On the issue of the usage of Prisco in place of Crispo, as given in Prosper, Wirbelauer notes that the forgers engaged in wordplay in other examples throughout the forgeries. The changes from Crispus to Priscus, Crispus meaning 'curly/twisted' in Latin and Priscus meaning 'ancient,' may then be a deliberate change made by the author(s) of SK1 and SK2.

==Aftermath==
The Constitutum Silvestri and its fictions came to be so authoritative that the Laurentian version (LK) was included in the entry for Sylvester in the Liber Pontificalis. Loomis writes in the footnote: 'The records of the council and of the canons promulgated by it and by Sylvester at this time are fabrications of the age of Symmachus, intended to provide sanction for episcopal claims and to exalt the episcopal office in general.' In a further example of the errors which proliferated around the Constitutum Silvestri, this entry in the Liber Pontificalis, which also retroactively sanctioned the Council of Nicaea through its usage of LK, then went on to produce yet another discrepancy: stating 277 bishops, rather than 275. Davis notes that the councils created in the Symmachian forgeries, their original forged pedigree forgotten, are depicted in murals at the Basilica of San Sebastiano in Rome.

Demacopoulos notes that the Liber Pontificalis emerged around 530, shortly after the Symmachus affair, building upon the fictitious papal biographies created during this period by the two factions, and the 'heroes of these papal biographies . . . demonstrate a new form of papal rhetoric.' Specifically, the Constitutum Silvestri would 'insulate the papacy from both secular and rival ecclesiastical interference.'

In an interesting footnote, Demacopoulos notes that canon four of the Constitutum Silvestri would have been a particular threat to the Laurentians, as it stated that the property of priests, including those not beholden to papal interests, was to be turned over to the Roman Church upon their death. The titular churches, supported by aristocrats in the camp of Laurentius, had been established by the cults of earlier Christian martyrs and had remained independent of the cult of Peter based in the Lateran and Vatican basilicas. While the Council of 275 Bishops version was used for the Liber Pontificalis, canon four of the Constitutum Silvestri also came to be included in service of subordinating these other cults to the Vatican 'by fabricating a papal role in the creation and organization of the tituli churches.'

The repercussions of the Constitutum Silvestri extended far beyond their simple inclusion in the Liber Pontificalis, as three hundred years later the concept of papal immunity would be put to the test under Pope Leo III. Mirroring the situation of Symmachus in 501, Leo was accused by the supporters of his predecessor, Adrian I, of adultery and perjury. Leo sought shelter from his accusers in the court of Charlemagne who convened a council in December 800 to hear the charges. Leo, in the first instance of prima sedes a nemine iudicatur, invoked the immunity of the accusatorial canon and swore an oath of innocence before Charlemagne on December 23—and two days later, Leo crowned Charlemagne the first Holy Roman Emperor. Thereafter, prima sedes a nemine iudicatur would enter the texts of Catholic canon law.

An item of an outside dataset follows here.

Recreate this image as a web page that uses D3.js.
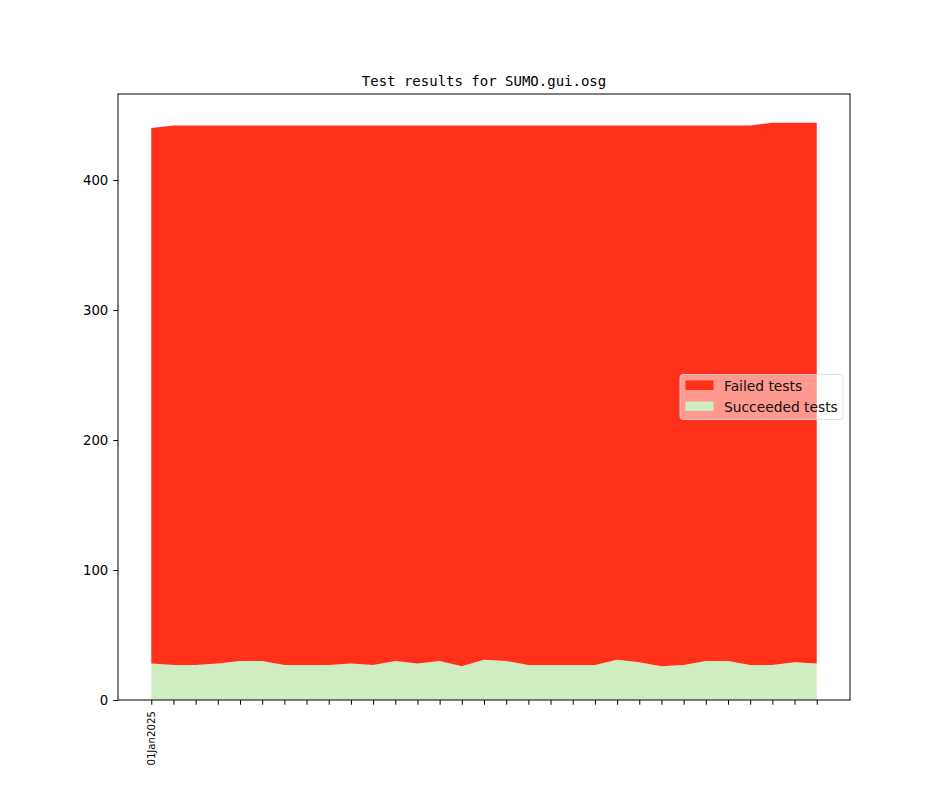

Elliot expands on the importance of this development, noting it became of 'great importance to the history of canon law in the West.' Elliot notes that the Sylvester Accusatorial Canon (3)—the first see is judged by none—was 'frequently transmitted in systematic canon law collections separately from the rest of the Symmachiana, and even from the rest of the [Constitutum Silvestri].' Elliot continues:

By the ninth century the canon had entered into pseudo-Isidore . . . . From the ninth-century onwards, the accusatorial canon's claim that no bishop shall be deposed without the endorsement of seventy-two of his peers was frequently cited by popes as an established canonical principle. It had, in effect, made the journey from outright forgery to accepted canonical text in the space of little over four centuries. From pseudo-Isidore it entered Burchard, from Burchard Ivo, and from Ivo Gratian.

It is no surprise that the Symmachian forgers chose Pope Sylvester as the figure to pronounce their apocryphal canons. Sylvester's celebrity had grown enormously following the fourth century, for it was he who, by baptising Constantine and (supposedly) curing him of his leprosy, was seen as having delivered Christians from a condition of persecution to one of state sponsorship. . . . It was doubtless this canon's perceived origin at this special moment in Christian history that explains why the [Silvestri Constitutum], and the accusatorial canon in particular, came to gain such popularity among medieval canonists.

By 1162, the issue of clerics being subject to secular law came to a head in England in the face-off between Henry II and Thomas Becket. The Constitutum Silvestri, while not playing a direct role in the dispute, may have influenced the canonists who fought back against what they saw as the secular encroachment of the state into what canon law states was the domain of the Church.

The Sylvester Accusatorial Canon continued its journey from forgery into medieval canon, and onwards to become enshrined in the current Vatican canon law (1404), which still proclaims: 'The First See is judged by no one.

===Immunity versus Infallibility===
The concept of papal immunity is separate from that of papal infallibility, itself a new concept that would not emerge until over one thousand years after the Symmachian forgeries. Just as Demacopoulos points out that the original declarations of primacy that had begun to emerge with Damasus I and Leo I in the fourth and fifth centuries were a manifestation of bluster which had no bearing in reality but nevertheless 'became an important rhetorical and polemical feature of all subsequent papal and Petrine narratives,' the proclamation of papal infallibility was also tied to inherent weakness. Following the collapse of the Papal States to the new Italian state and the loss of all his temporal power, Pius IX retreated into the Vatican in 1870 and declared himself a prisoner—no pope would leave the Vatican until 1929 after Pius XI signed the Lateran Treaty. To deal with the frustrations he faced in the modern, liberal world that increasingly demanded democracy (see Quanta cura and the Syllabus of Errors for the reactionary dogmatism against modernism), Pius IX called the First Vatican Council in which the doctrine of papal infallibility was created to compensate for the existential crisis of lost earthly power.

In 1971, Swiss priest and theologian Hans Küng challenged this doctrine in his book, Infallible?: An Inquiry. He was stripped of his ability to teach as a Catholic theologian in 1979 for his opposition to Catholic dogma of papal infallibility.